Mais c’est plutôt le très discret prince Mohamed el-Senoussi, 51 ans, héritier légitime du roi Idriss aujourd’hui établi à Londres, qui serait intronisé. Le chef de la diplomatie a donc également pris langue avec ce dernier, qui confie être prêt à revenir en Libye, à la demande du peuple uniquement, pour exercer une autorité morale sur un gouvernement qui serait élu démocratiquement. Les Libyens sont-ils disposés à placer leurs espoirs en lui ? La monarchie peut-elle s’épanouir dans le contexte sécuritaire actuel et renaître sur les cendres de quarante-deux ans de dictature ? L’avenir le dira.

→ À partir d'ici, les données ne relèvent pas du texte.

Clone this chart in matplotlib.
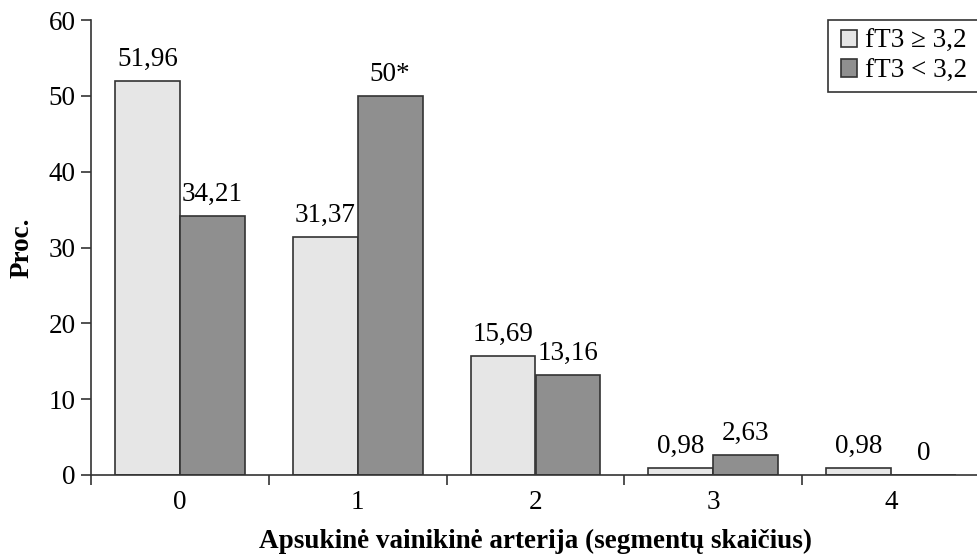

Des observateurs sceptiques

Selon un diplomate d’un pays limitrophe, la piste d’un retour à la monarchie est une "impasse". Pour ce fin connaisseur de la Libye, "les Senoussi n’ont plus vraiment de légitimité ni d’ancrage local parmi les chefferies tribales, et cette monarchie sans prestige ne constitue pas une solution crédible". Dans les chancelleries occidentales, on est tout aussi sceptique. Si Londres ne se dit pas opposé à un projet de "retour à la stabilité par la monarchie", un diplomate français se dit peu enclin à soutenir cette initiative. "Cette solution arrive tardivement et semble sous-estimer le fait qu’il est plus complexe encore de mettre en place un système monarchique qu’un système républicain. Il va être très difficile de parvenir à un consensus et de susciter l’adhésion nécessaire", souligne Mohamed Benhamou, président du Centre marocain des études stratégiques. Dans un pays en passe de devenir un État failli, la tenue d’un référendum relèverait, en outre, de l’exploit. Enfin, les islamistes, qui dominent le Congrès général national (CGN, Parlement), sont bien décidés à faire barrage à tout projet de rétablissement d’une monarchie constitutionnelle.